## Work to complete
The listing below should be printed exactly, every line of it. Skip the pictures.

···

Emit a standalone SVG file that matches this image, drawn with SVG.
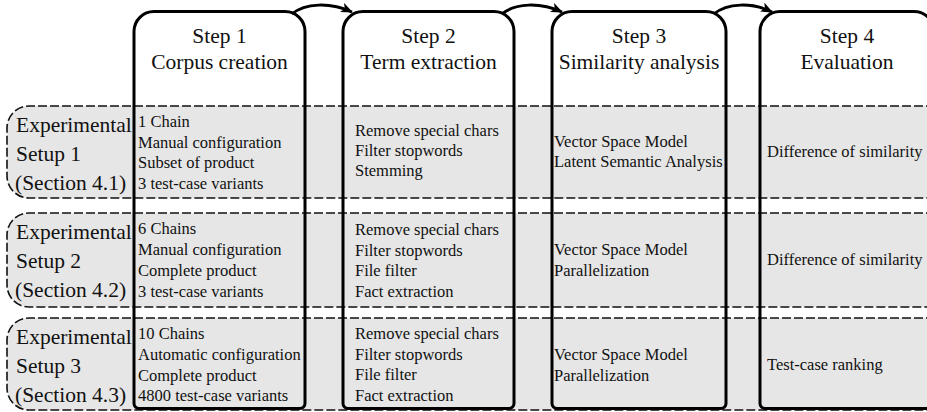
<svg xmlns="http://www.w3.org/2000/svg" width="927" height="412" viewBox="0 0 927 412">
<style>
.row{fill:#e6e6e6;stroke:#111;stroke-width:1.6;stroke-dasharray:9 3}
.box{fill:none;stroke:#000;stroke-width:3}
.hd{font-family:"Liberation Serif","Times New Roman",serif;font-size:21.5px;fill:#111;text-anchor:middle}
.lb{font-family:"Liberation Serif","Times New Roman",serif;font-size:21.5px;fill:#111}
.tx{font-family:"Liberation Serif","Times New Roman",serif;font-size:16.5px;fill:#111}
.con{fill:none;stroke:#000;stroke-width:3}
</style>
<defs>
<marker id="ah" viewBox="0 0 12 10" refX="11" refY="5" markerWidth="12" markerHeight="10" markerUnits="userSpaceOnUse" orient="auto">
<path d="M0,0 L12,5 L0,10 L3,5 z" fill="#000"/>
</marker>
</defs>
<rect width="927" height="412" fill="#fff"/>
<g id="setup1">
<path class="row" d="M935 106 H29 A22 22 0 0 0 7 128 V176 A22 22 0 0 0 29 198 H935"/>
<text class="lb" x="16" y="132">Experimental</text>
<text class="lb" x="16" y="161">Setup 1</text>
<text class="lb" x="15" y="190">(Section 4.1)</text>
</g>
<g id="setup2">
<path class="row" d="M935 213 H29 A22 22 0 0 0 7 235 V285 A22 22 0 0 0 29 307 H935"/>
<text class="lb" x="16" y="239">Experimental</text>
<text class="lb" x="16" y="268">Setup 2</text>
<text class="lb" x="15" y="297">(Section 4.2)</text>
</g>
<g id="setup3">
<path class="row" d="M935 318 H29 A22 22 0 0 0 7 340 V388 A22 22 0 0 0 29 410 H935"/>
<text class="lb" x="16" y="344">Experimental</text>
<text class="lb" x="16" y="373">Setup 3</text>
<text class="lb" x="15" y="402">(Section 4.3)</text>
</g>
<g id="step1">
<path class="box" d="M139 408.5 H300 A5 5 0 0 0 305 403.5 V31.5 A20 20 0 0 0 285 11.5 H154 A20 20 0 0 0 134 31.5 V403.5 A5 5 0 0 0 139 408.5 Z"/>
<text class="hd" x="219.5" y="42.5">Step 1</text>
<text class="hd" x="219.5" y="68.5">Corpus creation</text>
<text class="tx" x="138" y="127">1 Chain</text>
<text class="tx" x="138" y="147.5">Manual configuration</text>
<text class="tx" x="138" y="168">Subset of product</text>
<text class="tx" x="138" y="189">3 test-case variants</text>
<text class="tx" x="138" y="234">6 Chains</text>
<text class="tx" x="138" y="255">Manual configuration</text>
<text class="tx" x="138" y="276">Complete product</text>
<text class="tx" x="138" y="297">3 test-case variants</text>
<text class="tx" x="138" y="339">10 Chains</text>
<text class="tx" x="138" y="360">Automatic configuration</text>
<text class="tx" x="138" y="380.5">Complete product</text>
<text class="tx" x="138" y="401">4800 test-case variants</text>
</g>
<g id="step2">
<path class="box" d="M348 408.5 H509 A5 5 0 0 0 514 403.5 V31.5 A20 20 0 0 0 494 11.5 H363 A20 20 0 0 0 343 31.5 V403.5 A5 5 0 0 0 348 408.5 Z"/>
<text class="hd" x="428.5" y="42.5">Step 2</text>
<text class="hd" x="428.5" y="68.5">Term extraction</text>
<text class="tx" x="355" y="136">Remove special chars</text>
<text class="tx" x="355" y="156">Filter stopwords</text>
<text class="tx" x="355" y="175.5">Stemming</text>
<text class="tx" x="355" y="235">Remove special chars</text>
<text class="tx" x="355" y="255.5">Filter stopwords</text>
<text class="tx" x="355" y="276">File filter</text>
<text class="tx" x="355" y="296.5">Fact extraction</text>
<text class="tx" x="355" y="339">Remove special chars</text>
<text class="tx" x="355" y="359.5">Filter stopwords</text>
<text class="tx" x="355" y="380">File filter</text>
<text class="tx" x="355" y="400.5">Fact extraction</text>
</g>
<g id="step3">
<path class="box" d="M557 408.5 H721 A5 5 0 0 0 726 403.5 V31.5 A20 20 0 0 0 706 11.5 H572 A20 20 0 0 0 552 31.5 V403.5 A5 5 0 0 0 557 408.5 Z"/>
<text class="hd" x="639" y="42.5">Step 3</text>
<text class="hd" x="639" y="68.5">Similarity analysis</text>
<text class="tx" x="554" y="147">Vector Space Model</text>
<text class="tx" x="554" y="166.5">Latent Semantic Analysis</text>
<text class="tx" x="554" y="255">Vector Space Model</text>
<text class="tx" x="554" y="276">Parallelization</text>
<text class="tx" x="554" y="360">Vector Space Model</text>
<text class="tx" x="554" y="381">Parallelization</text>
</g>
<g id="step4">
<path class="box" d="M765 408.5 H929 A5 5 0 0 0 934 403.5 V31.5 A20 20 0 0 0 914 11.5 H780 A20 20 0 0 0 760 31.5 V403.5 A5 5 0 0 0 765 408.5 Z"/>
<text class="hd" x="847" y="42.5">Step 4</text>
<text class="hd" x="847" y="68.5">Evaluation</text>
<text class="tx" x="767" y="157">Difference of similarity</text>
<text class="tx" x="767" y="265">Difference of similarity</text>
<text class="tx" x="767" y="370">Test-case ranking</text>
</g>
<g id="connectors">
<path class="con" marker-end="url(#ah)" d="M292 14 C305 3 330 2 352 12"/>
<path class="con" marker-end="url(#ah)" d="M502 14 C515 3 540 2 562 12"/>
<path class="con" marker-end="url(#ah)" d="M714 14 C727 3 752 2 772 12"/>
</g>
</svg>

···

## Solved exercise
Emit a standalone SVG file that matches this image, drawn with SVG.
<svg xmlns="http://www.w3.org/2000/svg" width="927" height="412" viewBox="0 0 927 412">
<style>
.row{fill:#e6e6e6;stroke:#111;stroke-width:1.6;stroke-dasharray:9 3}
.box{fill:none;stroke:#000;stroke-width:3}
.hd{font-family:"Liberation Serif","Times New Roman",serif;font-size:21.5px;fill:#111;text-anchor:middle}
.lb{font-family:"Liberation Serif","Times New Roman",serif;font-size:21.5px;fill:#111}
.tx{font-family:"Liberation Serif","Times New Roman",serif;font-size:16.5px;fill:#111}
.con{fill:none;stroke:#000;stroke-width:3}
</style>
<defs>
<marker id="ah" viewBox="0 0 12 10" refX="11" refY="5" markerWidth="12" markerHeight="10" markerUnits="userSpaceOnUse" orient="auto">
<path d="M0,0 L12,5 L0,10 L3,5 z" fill="#000"/>
</marker>
</defs>
<rect width="927" height="412" fill="#fff"/>
<g id="setup1">
<path class="row" d="M935 106 H29 A22 22 0 0 0 7 128 V176 A22 22 0 0 0 29 198 H935"/>
<text class="lb" x="16" y="132">Experimental</text>
<text class="lb" x="16" y="161">Setup 1</text>
<text class="lb" x="15" y="190">(Section 4.1)</text>
</g>
<g id="setup2">
<path class="row" d="M935 213 H29 A22 22 0 0 0 7 235 V285 A22 22 0 0 0 29 307 H935"/>
<text class="lb" x="16" y="239">Experimental</text>
<text class="lb" x="16" y="268">Setup 2</text>
<text class="lb" x="15" y="297">(Section 4.2)</text>
</g>
<g id="setup3">
<path class="row" d="M935 318 H29 A22 22 0 0 0 7 340 V388 A22 22 0 0 0 29 410 H935"/>
<text class="lb" x="16" y="344">Experimental</text>
<text class="lb" x="16" y="373">Setup 3</text>
<text class="lb" x="15" y="402">(Section 4.3)</text>
</g>
<g id="step1">
<path class="box" d="M139 408.5 H300 A5 5 0 0 0 305 403.5 V31.5 A20 20 0 0 0 285 11.5 H154 A20 20 0 0 0 134 31.5 V403.5 A5 5 0 0 0 139 408.5 Z"/>
<text class="hd" x="219.5" y="42.5">Step 1</text>
<text class="hd" x="219.5" y="68.5">Corpus creation</text>
<text class="tx" x="138" y="127">1 Chain</text>
<text class="tx" x="138" y="147.5">Manual configuration</text>
<text class="tx" x="138" y="168">Subset of product</text>
<text class="tx" x="138" y="189">3 test-case variants</text>
<text class="tx" x="138" y="234">6 Chains</text>
<text class="tx" x="138" y="255">Manual configuration</text>
<text class="tx" x="138" y="276">Complete product</text>
<text class="tx" x="138" y="297">3 test-case variants</text>
<text class="tx" x="138" y="339">10 Chains</text>
<text class="tx" x="138" y="360">Automatic configuration</text>
<text class="tx" x="138" y="380.5">Complete product</text>
<text class="tx" x="138" y="401">4800 test-case variants</text>
</g>
<g id="step2">
<path class="box" d="M348 408.5 H509 A5 5 0 0 0 514 403.5 V31.5 A20 20 0 0 0 494 11.5 H363 A20 20 0 0 0 343 31.5 V403.5 A5 5 0 0 0 348 408.5 Z"/>
<text class="hd" x="428.5" y="42.5">Step 2</text>
<text class="hd" x="428.5" y="68.5">Term extraction</text>
<text class="tx" x="355" y="136">Remove special chars</text>
<text class="tx" x="355" y="156">Filter stopwords</text>
<text class="tx" x="355" y="175.5">Stemming</text>
<text class="tx" x="355" y="235">Remove special chars</text>
<text class="tx" x="355" y="255.5">Filter stopwords</text>
<text class="tx" x="355" y="276">File filter</text>
<text class="tx" x="355" y="296.5">Fact extraction</text>
<text class="tx" x="355" y="339">Remove special chars</text>
<text class="tx" x="355" y="359.5">Filter stopwords</text>
<text class="tx" x="355" y="380">File filter</text>
<text class="tx" x="355" y="400.5">Fact extraction</text>
</g>
<g id="step3">
<path class="box" d="M557 408.5 H721 A5 5 0 0 0 726 403.5 V31.5 A20 20 0 0 0 706 11.5 H572 A20 20 0 0 0 552 31.5 V403.5 A5 5 0 0 0 557 408.5 Z"/>
<text class="hd" x="639" y="42.5">Step 3</text>
<text class="hd" x="639" y="68.5">Similarity analysis</text>
<text class="tx" x="554" y="147">Vector Space Model</text>
<text class="tx" x="554" y="166.5">Latent Semantic Analysis</text>
<text class="tx" x="554" y="255">Vector Space Model</text>
<text class="tx" x="554" y="276">Parallelization</text>
<text class="tx" x="554" y="360">Vector Space Model</text>
<text class="tx" x="554" y="381">Parallelization</text>
</g>
<g id="step4">
<path class="box" d="M765 408.5 H929 A5 5 0 0 0 934 403.5 V31.5 A20 20 0 0 0 914 11.5 H780 A20 20 0 0 0 760 31.5 V403.5 A5 5 0 0 0 765 408.5 Z"/>
<text class="hd" x="847" y="42.5">Step 4</text>
<text class="hd" x="847" y="68.5">Evaluation</text>
<text class="tx" x="767" y="157">Difference of similarity</text>
<text class="tx" x="767" y="265">Difference of similarity</text>
<text class="tx" x="767" y="370">Test-case ranking</text>
</g>
<g id="connectors">
<path class="con" marker-end="url(#ah)" d="M292 14 C305 3 330 2 352 12"/>
<path class="con" marker-end="url(#ah)" d="M502 14 C515 3 540 2 562 12"/>
<path class="con" marker-end="url(#ah)" d="M714 14 C727 3 752 2 772 12"/>
</g>
</svg>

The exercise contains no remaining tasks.